- _Given exercise_
Find the lines containing the word "this" and copy every one of them.

- _Material_
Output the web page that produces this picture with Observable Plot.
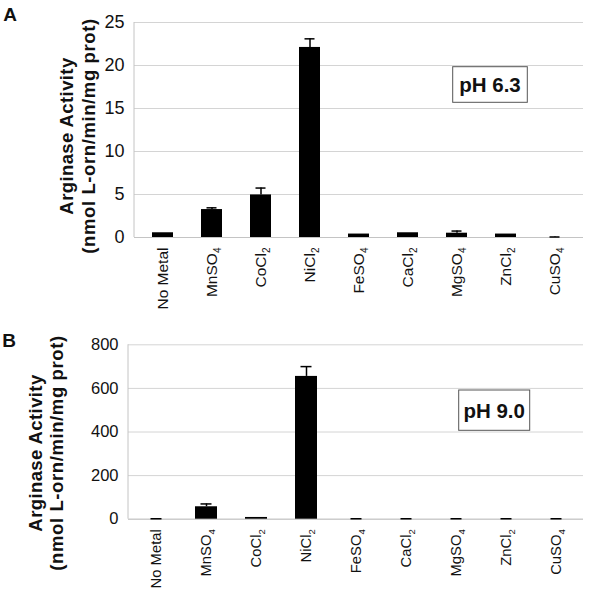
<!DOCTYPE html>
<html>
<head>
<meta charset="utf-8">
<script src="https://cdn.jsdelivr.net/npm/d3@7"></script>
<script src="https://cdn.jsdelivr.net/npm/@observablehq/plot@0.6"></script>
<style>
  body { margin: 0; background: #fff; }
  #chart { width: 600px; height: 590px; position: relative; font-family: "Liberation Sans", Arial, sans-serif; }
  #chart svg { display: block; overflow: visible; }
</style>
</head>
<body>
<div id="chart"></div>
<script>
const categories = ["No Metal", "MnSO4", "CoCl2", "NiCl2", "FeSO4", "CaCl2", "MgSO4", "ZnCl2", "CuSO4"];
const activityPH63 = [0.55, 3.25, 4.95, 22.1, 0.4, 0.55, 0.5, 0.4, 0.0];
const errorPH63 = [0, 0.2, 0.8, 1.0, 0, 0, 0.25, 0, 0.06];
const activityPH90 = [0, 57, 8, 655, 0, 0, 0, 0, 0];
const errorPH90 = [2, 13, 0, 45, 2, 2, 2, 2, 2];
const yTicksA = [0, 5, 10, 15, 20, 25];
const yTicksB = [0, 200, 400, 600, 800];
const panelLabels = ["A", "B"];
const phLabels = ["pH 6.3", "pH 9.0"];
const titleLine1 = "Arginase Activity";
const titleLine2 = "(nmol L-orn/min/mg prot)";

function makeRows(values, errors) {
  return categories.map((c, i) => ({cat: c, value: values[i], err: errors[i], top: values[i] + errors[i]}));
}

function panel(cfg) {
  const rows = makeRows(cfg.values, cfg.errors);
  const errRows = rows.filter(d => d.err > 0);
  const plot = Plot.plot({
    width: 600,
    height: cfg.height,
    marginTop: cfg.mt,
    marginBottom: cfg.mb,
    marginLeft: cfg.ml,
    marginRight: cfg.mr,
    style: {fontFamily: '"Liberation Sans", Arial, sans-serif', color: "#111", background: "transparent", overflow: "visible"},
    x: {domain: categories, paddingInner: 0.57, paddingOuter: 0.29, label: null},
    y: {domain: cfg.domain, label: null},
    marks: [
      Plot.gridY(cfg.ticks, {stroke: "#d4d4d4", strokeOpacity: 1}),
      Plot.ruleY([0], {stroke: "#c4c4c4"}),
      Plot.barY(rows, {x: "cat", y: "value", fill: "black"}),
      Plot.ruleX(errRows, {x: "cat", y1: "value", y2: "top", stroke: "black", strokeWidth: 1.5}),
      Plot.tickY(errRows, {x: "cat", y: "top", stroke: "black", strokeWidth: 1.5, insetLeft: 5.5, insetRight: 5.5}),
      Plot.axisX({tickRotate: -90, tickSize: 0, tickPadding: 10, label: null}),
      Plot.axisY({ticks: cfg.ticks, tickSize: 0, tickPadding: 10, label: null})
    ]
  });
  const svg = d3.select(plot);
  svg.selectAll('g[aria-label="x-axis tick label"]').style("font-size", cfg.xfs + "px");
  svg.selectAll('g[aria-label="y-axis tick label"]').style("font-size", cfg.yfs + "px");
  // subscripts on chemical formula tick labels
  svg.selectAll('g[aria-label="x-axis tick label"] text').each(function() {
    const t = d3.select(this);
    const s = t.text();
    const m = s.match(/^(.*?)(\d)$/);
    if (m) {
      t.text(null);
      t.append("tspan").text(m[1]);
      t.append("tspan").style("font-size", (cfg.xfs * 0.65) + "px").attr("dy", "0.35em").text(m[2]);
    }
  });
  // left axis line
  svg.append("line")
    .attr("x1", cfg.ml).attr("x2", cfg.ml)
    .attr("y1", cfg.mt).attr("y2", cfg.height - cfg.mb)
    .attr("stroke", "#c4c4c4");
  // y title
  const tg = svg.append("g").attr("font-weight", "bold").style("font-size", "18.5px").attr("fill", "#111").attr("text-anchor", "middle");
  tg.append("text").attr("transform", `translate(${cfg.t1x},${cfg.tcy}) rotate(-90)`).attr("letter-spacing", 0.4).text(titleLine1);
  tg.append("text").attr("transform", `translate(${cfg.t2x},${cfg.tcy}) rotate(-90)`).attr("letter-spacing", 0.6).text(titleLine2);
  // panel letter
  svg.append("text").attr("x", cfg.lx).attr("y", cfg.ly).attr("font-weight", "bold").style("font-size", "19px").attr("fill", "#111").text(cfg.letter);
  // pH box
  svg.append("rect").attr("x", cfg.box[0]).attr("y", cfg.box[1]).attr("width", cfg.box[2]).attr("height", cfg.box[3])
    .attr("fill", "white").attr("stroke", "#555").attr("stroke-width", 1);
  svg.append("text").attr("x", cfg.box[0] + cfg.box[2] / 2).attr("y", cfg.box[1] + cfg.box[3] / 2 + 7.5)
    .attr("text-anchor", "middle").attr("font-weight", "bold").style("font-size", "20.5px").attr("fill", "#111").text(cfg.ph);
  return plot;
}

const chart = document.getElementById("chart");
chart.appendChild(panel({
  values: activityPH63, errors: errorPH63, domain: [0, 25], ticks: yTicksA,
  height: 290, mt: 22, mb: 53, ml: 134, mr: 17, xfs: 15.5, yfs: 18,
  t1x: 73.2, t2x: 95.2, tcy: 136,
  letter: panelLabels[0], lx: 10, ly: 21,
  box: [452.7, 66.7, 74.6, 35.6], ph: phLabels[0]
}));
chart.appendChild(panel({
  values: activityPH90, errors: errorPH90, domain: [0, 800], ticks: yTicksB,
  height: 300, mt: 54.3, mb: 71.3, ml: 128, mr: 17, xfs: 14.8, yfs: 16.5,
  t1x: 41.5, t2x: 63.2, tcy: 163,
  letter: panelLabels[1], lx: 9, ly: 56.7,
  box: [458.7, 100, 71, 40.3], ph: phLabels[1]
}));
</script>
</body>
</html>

- _Written reply_
Output the web page that produces this picture with Observable Plot.
    const t = d3.select(this);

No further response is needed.